Basic rights. — All natural persons are equal before the law and have inalienable rights, among which are the right to enjoy and defend life and liberty. …

This constitutional right, I believe, applies in two different senses. First, petitioners have a fundamental interest in defending their life and liberty in court by mounting a reasonable defense, such as the one they now assert. Second, petitioners had a fundamental right to meet force with force in the field because the initial attack mounted against them by Kimble was illegal and unjustified. Under article I, section 2, the state cannot deprive individuals of this right of self defense without demonstrating a compelling state interest achieved by the most narrowly tailored means….

I do not imply that the state always is precluded from depriving certain persons of the right of self defense. The state clearly has a compelling state interest in disallowing the use of self defense when a person’s own unprovoked, aggressive, and felonious acts set in motion an unbroken chain of events leading to a killing or other injury, with some exceptions not applicable here….

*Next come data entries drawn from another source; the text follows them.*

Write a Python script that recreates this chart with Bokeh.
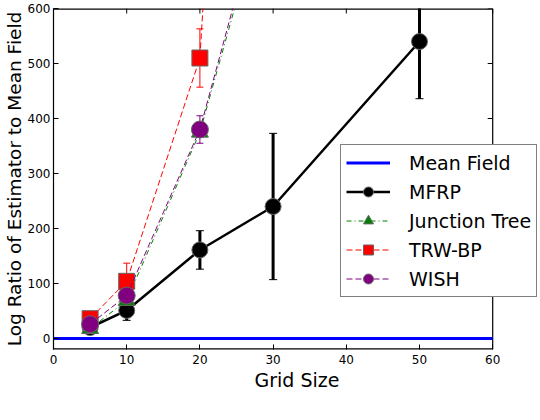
import math
from bokeh.plotting import figure
from bokeh.models import FixedTicker, ColumnDataSource
from bokeh.embed import file_html
from bokeh.resources import INLINE

# ---------------- data ----------------
grid_mfrp = [5, 10, 20, 30, 50]
mfrp = [20, 51, 161, 240, 540]
mfrp_err = [5, 18, 35, 133, 104]

grid_other = [5, 10, 20, 30]
junction = [18, 69, 375, 850]
junction_err = [2, 3, 5, 10]
trwbp = [36, 104, 510, 2700]
trwbp_err = [6, 33, 53, 80]
wish = [26, 78, 380, 870]
wish_err = [4, 6, 25, 40]

mean_field_x = [0, 60]
mean_field_y = [0, 0]

x_ticks = [0, 10, 20, 30, 40, 50, 60]
y_ticks = [0, 100, 200, 300, 400, 500, 600]

X_MIN, X_MAX = 0, 60
Y_MIN, Y_MAX = -20, 600

FONT = "DejaVu Sans"

W, H = 540, 400
LEFT, TOP, BOTTOM_FRAME, RIGHT_FRAME = 51, 8, 349, 492
# the frame runs on to the right edge so that the legend may overlap it;
# the visible box ends at X_MAX
frame_w = W - LEFT
x_end = X_MAX * frame_w / (RIGHT_FRAME - LEFT)

p = figure(width=W, height=H, x_range=(X_MIN, x_end), y_range=(Y_MIN, Y_MAX),
           output_backend="svg", toolbar_location=None,
           min_border_left=LEFT, min_border_right=0, min_border_top=TOP,
           min_border_bottom=H - BOTTOM_FRAME)
p.grid.visible = False
p.outline_line_color = None
p.background_fill_color = "white"

for ax in list(p.xaxis) + list(p.yaxis):
    ax.major_tick_in = 5
    ax.major_tick_out = 0
    ax.minor_tick_line_color = None
    ax.major_tick_line_color = "black"
    ax.major_label_text_font = FONT
    ax.major_label_text_font_size = "12px"
    ax.major_label_text_color = "black"
p.xaxis.ticker = FixedTicker(ticks=x_ticks)
p.yaxis.ticker = FixedTicker(ticks=y_ticks)
p.xaxis.axis_line_color = None
p.xaxis.major_label_standoff = 5
p.yaxis.axis_line_color = "black"
p.yaxis.axis_line_width = 1.2
p.yaxis.major_label_standoff = 3

p.xaxis.axis_label = "Grid Size"
p.yaxis.axis_label = "Log Ratio of Estimator to Mean Field"
for ax in list(p.xaxis) + list(p.yaxis):
    ax.axis_label_text_font = FONT
    ax.axis_label_text_font_style = "normal"
    ax.axis_label_text_color = "black"
p.xaxis.axis_label_text_font_size = "19px"
p.yaxis.axis_label_text_font_size = "18.5px"
p.xaxis.axis_label_standoff = 2
p.yaxis.axis_label_standoff = 0

# box edges (top, bottom, right) and inward ticks on top / right
p.line([X_MIN, X_MAX], [Y_MAX, Y_MAX], line_color="black", line_width=2.4)
p.line([X_MIN, X_MAX], [Y_MIN, Y_MIN], line_color="black", line_width=2.4)
p.line([X_MAX, X_MAX], [Y_MIN, Y_MAX], line_color="black", line_width=1.2)
p.ray(x=x_ticks, y=[Y_MAX] * len(x_ticks), length=5, length_units="screen",
      angle=-math.pi / 2, line_color="black", line_width=1)
p.ray(x=[X_MAX] * len(y_ticks), y=y_ticks, length=5, length_units="screen",
      angle=math.pi, line_color="black", line_width=1)

# ---------------- Mean Field ----------------
p.line(mean_field_x, mean_field_y, line_color="#0000ff", line_width=3,
       legend_label="Mean Field")


def series(xs, ys, errs, color, dash, lw, marker, size, label, elw, cap):
    lo = [y - e for y, e in zip(ys, errs)]
    hi = [y + e for y, e in zip(ys, errs)]
    src = ColumnDataSource(dict(x=xs, y=ys, lo=lo, hi=hi))
    p.segment(x0="x", y0="lo", x1="x", y1="hi", source=src,
              line_color=color, line_width=elw)
    p.scatter(x="x", y="lo", source=src, marker="dash", size=cap,
              line_color=color, line_width=1)
    p.scatter(x="x", y="hi", source=src, marker="dash", size=cap,
              line_color=color, line_width=1)
    p.line(x="x", y="y", source=src, line_color=color, line_width=lw,
           line_dash=dash, legend_label=label)
    p.scatter(x="x", y="y", source=src, marker=marker, size=size,
              fill_color=color, line_color="#666666", line_width=1,
              legend_label=label)


series(grid_mfrp, mfrp, mfrp_err, "black", "solid", 2.5, "circle", 16,
       "MFRP", 3, 8)
series(grid_other, junction, junction_err, "#008000", "5 3 1 3", 1, "triangle",
       17, "Junction Tree", 1, 7)
series(grid_other, trwbp, trwbp_err, "#ff0000", "6 3", 1, "square", 16,
       "TRW-BP", 1, 7)
series(grid_other, wish, wish_err, "#800080", "6 3", 1, "circle", 17,
       "WISH", 1, 7)

lg = p.legend[0]
lg.location = (338 - LEFT, BOTTOM_FRAME - 297)
lg.border_line_color = "black"
lg.border_line_width = 1
lg.background_fill_color = "white"
lg.background_fill_alpha = 1
lg.label_text_font = FONT
lg.label_text_font_size = "19px"
lg.label_text_color = "black"
lg.glyph_width = 44
lg.glyph_height = 25
lg.label_height = 25
lg.spacing = 4
lg.padding = 5
lg.margin = 0
lg.label_standoff = 19

open("out.html", "w").write(file_html(p, INLINE))
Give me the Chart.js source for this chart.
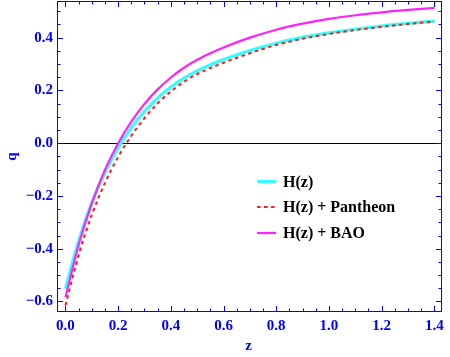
<!DOCTYPE html>
<html>
<head>
<meta charset="utf-8">
<script src="https://cdn.jsdelivr.net/npm/chart.js@4.4.1/dist/chart.umd.min.js"></script>
<style>
    body { margin: 0; background: #fff; }
    #wrap { width: 450px; height: 357px; }
</style>
</head>
<body>
<div id="wrap"><canvas id="qChart" width="450" height="357"></canvas></div>
<script>
// redshift grid and deceleration parameter q(z)
const zVals = [0, 0.05, 0.1, 0.15, 0.2, 0.25, 0.3, 0.35, 0.4, 0.45, 0.5, 0.55, 0.6, 0.7, 0.8, 0.9, 1.0, 1.1, 1.2, 1.3, 1.4];
const qHz = [-0.552, -0.371, -0.226, -0.11, -0.017, 0.059, 0.121, 0.172, 0.213, 0.247, 0.274, 0.297, 0.317, 0.351, 0.379, 0.401, 0.418, 0.432, 0.444, 0.454, 0.463];
const qPantheon = [-0.615, -0.424, -0.272, -0.15, -0.052, 0.028, 0.095, 0.151, 0.196, 0.233, 0.262, 0.285, 0.305, 0.341, 0.372, 0.396, 0.414, 0.429, 0.441, 0.452, 0.461];
const qBAO = [-0.584, -0.386, -0.228, -0.101, 0.0, 0.082, 0.149, 0.204, 0.249, 0.286, 0.316, 0.341, 0.363, 0.4, 0.43, 0.453, 0.471, 0.485, 0.496, 0.505, 0.513];

const seriesLabels = ['H(z)', 'H(z) + Pantheon', 'H(z) + BAO'];
const xTicks = [0, 0.2, 0.4, 0.6, 0.8, 1.0, 1.2, 1.4];
const yTicks = [-0.6, -0.4, -0.2, 0.0, 0.2, 0.4];

const axisBlue = '#0000ff';
const serif = '"Liberation Serif", "Times New Roman", serif';

const toPoints = (ys) => ys.map((y, i) => ({ x: zVals[i], y: y }));
const fmt = (v) => (v < -1e-9 ? '\u2212' : '') + Math.abs(v).toFixed(1);

// frame, inward ticks (major + minor), zero line, titles, legend
const framePlugin = {
    id: 'mmaFrame',
    beforeDatasetsDraw(chart) {
        const { ctx, chartArea: a, scales } = chart;
        const y0 = scales.y.getPixelForValue(0);
        ctx.save();
        ctx.strokeStyle = '#000';
        ctx.lineWidth = 1;
        ctx.beginPath();
        ctx.moveTo(a.left, Math.round(y0) + 0.5);
        ctx.lineTo(a.right, Math.round(y0) + 0.5);
        ctx.stroke();
        ctx.restore();
    },
    afterDraw(chart) {
        const { ctx, chartArea: a, scales } = chart;
        const xs = scales.x, ys = scales.y;
        ctx.save();
        ctx.strokeStyle = axisBlue;
        ctx.lineWidth = 1;
        ctx.strokeRect(a.left + 0.5, a.top + 0.5, a.right - a.left - 1, a.bottom - a.top - 1);

        ctx.beginPath();
        for (let k = 0; k <= 28; k++) {
            const v = k * 0.05;
            const len = k % 4 === 0 ? 6 : 3.5;
            const px = Math.round(xs.getPixelForValue(v)) + 0.5;
            ctx.moveTo(px, a.bottom); ctx.lineTo(px, a.bottom - len);
            ctx.moveTo(px, a.top); ctx.lineTo(px, a.top + len);
        }
        for (let k = -12; k <= 10; k++) {
            const v = k * 0.05;
            const len = k % 4 === 0 ? 6 : 3.5;
            const py = Math.round(ys.getPixelForValue(v)) + 0.5;
            ctx.moveTo(a.left, py); ctx.lineTo(a.left + len, py);
            ctx.moveTo(a.right, py); ctx.lineTo(a.right - len, py);
        }
        ctx.stroke();

        // axis titles
        ctx.fillStyle = axisBlue;
        ctx.font = 'bold 15px ' + serif;
        ctx.textAlign = 'center';
        ctx.textBaseline = 'middle';
        ctx.fillText('z', (a.left + a.right) / 2 - 1, 346);
        ctx.translate(12, (a.top + a.bottom) / 2);
        ctx.rotate(-Math.PI / 2);
        ctx.fillText('q', 0, 0);
        ctx.restore();

        // legend
        ctx.save();
        ctx.font = 'bold 16px ' + serif;
        ctx.textAlign = 'left';
        ctx.textBaseline = 'middle';
        const rows = [181.5, 207, 233];
        chart.data.datasets.forEach((ds, i) => {
            const y = rows[i];
            ctx.strokeStyle = ds.borderColor;
            ctx.lineWidth = ds.borderWidth;
            ctx.setLineDash(ds.borderDash || []);
            ctx.beginPath();
            ctx.moveTo(257, y);
            ctx.lineTo(276, y);
            ctx.stroke();
            ctx.setLineDash([]);
            ctx.fillStyle = '#000';
            ctx.fillText(ds.label, 283, y + 1);
        });
        ctx.restore();
    }
};

new Chart(document.getElementById('qChart'), {
    type: 'line',
    data: {
        datasets: [
            {
                label: seriesLabels[0],
                data: toPoints(qHz),
                borderColor: '#33ffff',
                borderWidth: 3.2,
                pointRadius: 0,
                cubicInterpolationMode: 'monotone',
                order: 3
            },
            {
                label: seriesLabels[1],
                data: toPoints(qPantheon),
                borderColor: '#ff1a1a',
                borderWidth: 2,
                borderDash: [3.5, 3.5],
                pointRadius: 0,
                cubicInterpolationMode: 'monotone',
                order: 2
            },
            {
                label: seriesLabels[2],
                data: toPoints(qBAO),
                borderColor: '#ff22ff',
                borderWidth: 2.2,
                pointRadius: 0,
                cubicInterpolationMode: 'monotone',
                order: 1
            }
        ]
    },
    options: {
        responsive: false,
        animation: false,
        events: [],
        layout: { padding: { top: 1, right: 8, left: 0, bottom: 0 } },
        plugins: {
            legend: { display: false },
            tooltip: { enabled: false }
        },
        scales: {
            x: {
                type: 'linear',
                min: -0.032,
                max: 1.429,
                grid: { display: false, drawTicks: false },
                border: { display: false },
                afterBuildTicks: (s) => { s.ticks = xTicks.map(v => ({ value: v })); },
                afterFit: (s) => { s.height = 45; s.paddingLeft = 0; s.paddingRight = 0; },
                ticks: {
                    autoSkip: false,
                    maxRotation: 0,
                    padding: 5,
                    color: axisBlue,
                    font: { family: serif, size: 15, weight: 'bold' },
                    callback: (v) => fmt(v)
                }
            },
            y: {
                type: 'linear',
                min: -0.640,
                max: 0.539,
                grid: { display: false, drawTicks: false },
                border: { display: false },
                afterBuildTicks: (s) => { s.ticks = yTicks.map(v => ({ value: v })); },
                afterFit: (s) => { s.width = 57; s.paddingTop = 0; s.paddingBottom = 0; },
                ticks: {
                    autoSkip: false,
                    padding: 4,
                    color: axisBlue,
                    font: { family: serif, size: 15, weight: 'bold' },
                    callback: (v) => fmt(v)
                }
            }
        }
    },
    plugins: [framePlugin]
});
</script>
</body>
</html>
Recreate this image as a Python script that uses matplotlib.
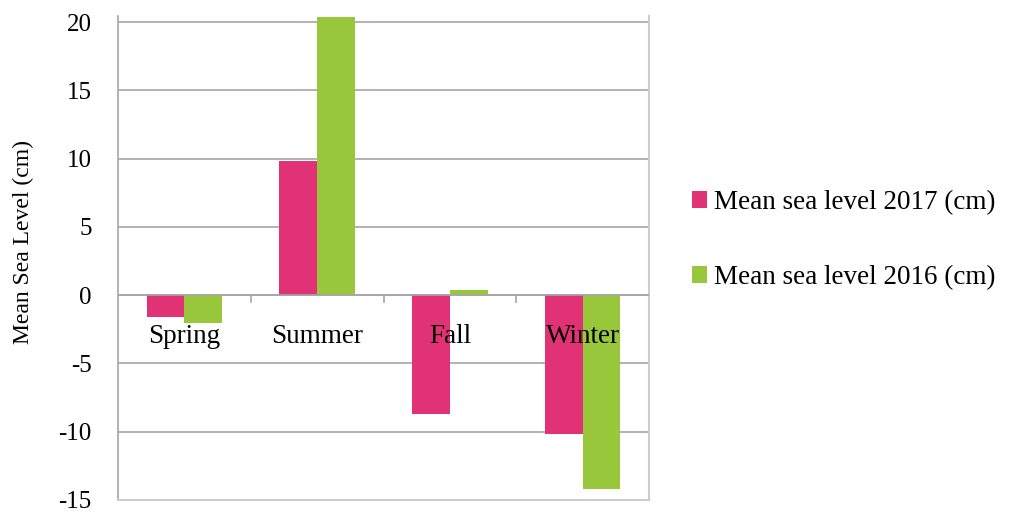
import numpy as np
from matplotlib import pyplot as plt

seasons = ['Spring', 'Summer', 'Fall', 'Winter']
level_2017 = [-1.6, 9.8, -8.7, -10.2]
level_2016 = [-2.0, 20.4, 0.4, -14.2]
series_names = ['Mean sea level 2017 (cm)', 'Mean sea level 2016 (cm)']
y_ticks = [-15, -10, -5, 0, 5, 10, 15, 20]

plt.rcParams['font.family'] = ['Liberation Serif', 'DejaVu Serif']

fig = plt.figure(figsize=(10.14, 5.13), dpi=100)
ax = fig.add_axes([118/1014, 13/513, (649-118)/1014, (500-16)/513])

x = np.arange(len(seasons))
wid = 0.285
ax.bar(x - wid/2, level_2017, width=wid, color='#e03275', label=series_names[0], zorder=3)
ax.bar(x + wid/2, level_2016, width=wid, color='#99c73c', label=series_names[1], zorder=3)

ax.set_xlim(-0.5, len(seasons) - 0.5)
ax.set_ylim(-15, 20.45)
ax.set_yticks(y_ticks)
ax.set_yticklabels([str(t) for t in y_ticks], fontsize=18)
ax.yaxis.grid(True, color='#a6a6a6', linewidth=1.2, zorder=0)
ax.tick_params(axis='y', length=0, pad=19)

# x axis sits at zero, labels drawn below it inside the plot
ax.axhline(0, color='#a6a6a6', linewidth=1.2, zorder=4)
ax.set_xticks([])
for i in range(1, len(seasons)):
    ax.plot([i - 0.5, i - 0.5], [0, -0.5], color='#a6a6a6', linewidth=1.2, zorder=4)
for i, s in enumerate(seasons):
    ax.text(i, -3.0, s, ha='center', va='center', fontsize=19.5, zorder=5)

ax.spines['top'].set_visible(False)
ax.spines['left'].set_color('#a6a6a6')
ax.spines['left'].set_linewidth(1.2)
ax.spines['right'].set_color('#cccccc')
ax.spines['bottom'].set_color('#cccccc')
ax.spines['right'].set_linewidth(1.5)
ax.spines['bottom'].set_linewidth(1.5)

fig.text(23/1014, 1 - 242/513, 'Mean Sea Level (cm)', rotation=90,
         ha='center', va='center', fontsize=17)

ax.legend(loc='center left', bbox_to_anchor=(1.036, 0.537), frameon=False,
          fontsize=19.5, handlelength=0.55, handleheight=0.55, handletextpad=0.25,
          labelspacing=1.85)

plt.savefig('out.png', dpi=100)
plt.close()
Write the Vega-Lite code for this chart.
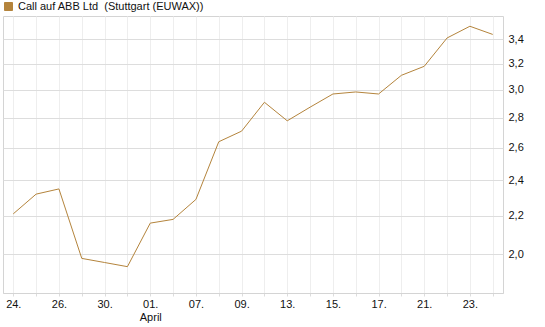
{
  "$schema": "https://vega.github.io/schema/vega-lite/v6.json",
  "autosize": {"type": "none"},
  "width": 500,
  "height": 277,
  "padding": {"left": 3, "top": 16, "right": 42, "bottom": 34},
  "background": "white",
  "config": {
    "font": "Liberation Sans",
    "view": {"stroke": "#d4d4d4", "strokeWidth": 1}
  },
  "data": {
    "values": [
      {"date": "2026-03-24", "series": "Call auf ABB Ltd\u00a0 (Stuttgart (EUWAX))", "price": 2.21},
      {"date": "2026-03-25", "series": "Call auf ABB Ltd\u00a0 (Stuttgart (EUWAX))", "price": 2.32},
      {"date": "2026-03-26", "series": "Call auf ABB Ltd\u00a0 (Stuttgart (EUWAX))", "price": 2.35},
      {"date": "2026-03-27", "series": "Call auf ABB Ltd\u00a0 (Stuttgart (EUWAX))", "price": 1.98},
      {"date": "2026-03-30", "series": "Call auf ABB Ltd\u00a0 (Stuttgart (EUWAX))", "price": 1.96},
      {"date": "2026-03-31", "series": "Call auf ABB Ltd\u00a0 (Stuttgart (EUWAX))", "price": 1.94},
      {"date": "2026-04-01", "series": "Call auf ABB Ltd\u00a0 (Stuttgart (EUWAX))", "price": 2.16},
      {"date": "2026-04-02", "series": "Call auf ABB Ltd\u00a0 (Stuttgart (EUWAX))", "price": 2.18},
      {"date": "2026-04-07", "series": "Call auf ABB Ltd\u00a0 (Stuttgart (EUWAX))", "price": 2.29},
      {"date": "2026-04-08", "series": "Call auf ABB Ltd\u00a0 (Stuttgart (EUWAX))", "price": 2.64},
      {"date": "2026-04-09", "series": "Call auf ABB Ltd\u00a0 (Stuttgart (EUWAX))", "price": 2.71},
      {"date": "2026-04-10", "series": "Call auf ABB Ltd\u00a0 (Stuttgart (EUWAX))", "price": 2.91},
      {"date": "2026-04-13", "series": "Call auf ABB Ltd\u00a0 (Stuttgart (EUWAX))", "price": 2.78},
      {"date": "2026-04-14", "series": "Call auf ABB Ltd\u00a0 (Stuttgart (EUWAX))", "price": 2.875},
      {"date": "2026-04-15", "series": "Call auf ABB Ltd\u00a0 (Stuttgart (EUWAX))", "price": 2.97},
      {"date": "2026-04-16", "series": "Call auf ABB Ltd\u00a0 (Stuttgart (EUWAX))", "price": 2.985},
      {"date": "2026-04-17", "series": "Call auf ABB Ltd\u00a0 (Stuttgart (EUWAX))", "price": 2.97},
      {"date": "2026-04-20", "series": "Call auf ABB Ltd\u00a0 (Stuttgart (EUWAX))", "price": 3.11},
      {"date": "2026-04-21", "series": "Call auf ABB Ltd\u00a0 (Stuttgart (EUWAX))", "price": 3.18},
      {"date": "2026-04-22", "series": "Call auf ABB Ltd\u00a0 (Stuttgart (EUWAX))", "price": 3.41},
      {"date": "2026-04-23", "series": "Call auf ABB Ltd\u00a0 (Stuttgart (EUWAX))", "price": 3.51},
      {"date": "2026-04-24", "series": "Call auf ABB Ltd\u00a0 (Stuttgart (EUWAX))", "price": 3.44}
    ]
  },
  "mark": {"type": "line", "strokeWidth": 1, "interpolate": "linear"},
  "encoding": {
    "x": {
      "field": "date",
      "type": "ordinal",
      "sort": "ascending",
      "scale": {"type": "point", "padding": 0.45},
      "axis": {
        "title": null,
        "labelAngle": 0,
        "labelFontSize": 11,
        "labelColor": "#111111",
        "labelFont": "Liberation Sans",
        "labelPadding": 2,
        "labelLineHeight": 13,
        "tickSize": 3,
        "tickColor": "#dddddd",
        "domainColor": "#d4d4d4",
        "grid": true,
        "gridColor": "#eeeeee",
        "labelOverlap": false,
        "labelExpr": "datum.value == '2026-04-01' ? ['01.', 'April'] : (indexof(['2026-03-24','2026-03-26','2026-03-30','2026-04-07','2026-04-09','2026-04-13','2026-04-15','2026-04-17','2026-04-21','2026-04-23'], datum.value) >= 0 ? substring(datum.value, 8, 10) + '.' : '')"
      }
    },
    "y": {
      "field": "price",
      "type": "quantitative",
      "scale": {"type": "log", "domain": [1.818, 3.6], "nice": false, "zero": false},
      "axis": {
        "orient": "right",
        "title": null,
        "values": [2.0, 2.2, 2.4, 2.6, 2.8, 3.0, 3.2, 3.4],
        "labelExpr": "replace(format(datum.value, '.1f'), '.', ',')",
        "labelFontSize": 11,
        "labelColor": "#111111",
        "labelFont": "Liberation Sans",
        "tickSize": 0,
        "labelPadding": 5,
        "domain": false,
        "grid": true,
        "gridColor": "#dddddd"
      }
    },
    "color": {
      "field": "series",
      "type": "nominal",
      "scale": {"range": ["#b4843c"]},
      "legend": {
        "title": null,
        "orient": "none",
        "legendX": 0,
        "legendY": -15,
        "symbolType": "square",
        "symbolSize": 64,
        "symbolStrokeWidth": 1,
        "symbolStrokeColor": "#555555",
        "symbolFillColor": "#b4843c",
        "labelFontSize": 11,
        "labelFont": "Liberation Sans",
        "labelColor": "#111111",
        "labelLimit": 0,
        "labelOffset": 4,
        "padding": 0,
        "encode": {
          "symbols": {"update": {"fill": {"value": "#b4843c"}, "stroke": {"value": "#555555"}, "strokeWidth": {"value": 1}, "opacity": {"value": 1}}}
        }
      }
    }
  }
}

Even in oral argument, counsel for the state admitted he has no evidence substantial enough to rebut Perkins’ claim of self defense on the merits. Yet after making this concession, the state now asks us to turn both reason and law on their heads by heaping total blame on Perkins when Kimble, the initial aggressor, clearly bore the greatest guilt.

In effect, the state has conceded that it can demonstrate no compelling interest in depriving Perkins of the right of self defense guaranteed by article I, section 2….

UPDATE: Note also that the Louisiana Supreme Court has held that the Louisiana constitution secures a right to self-defense, via its right to bear arms provision, though the court did not discuss whether and when the right to self-defense can be forfeited by criminal activity. See McKellar v. Mason, 159 So.2d 700, 702 (1964) (“The Constitutions of the United States and Louisiana give us the right to keep and bear arms. It follows, logically, that to keep and bear arms gives us the right to use the arms for the intended purpose for which they were manufactured.”).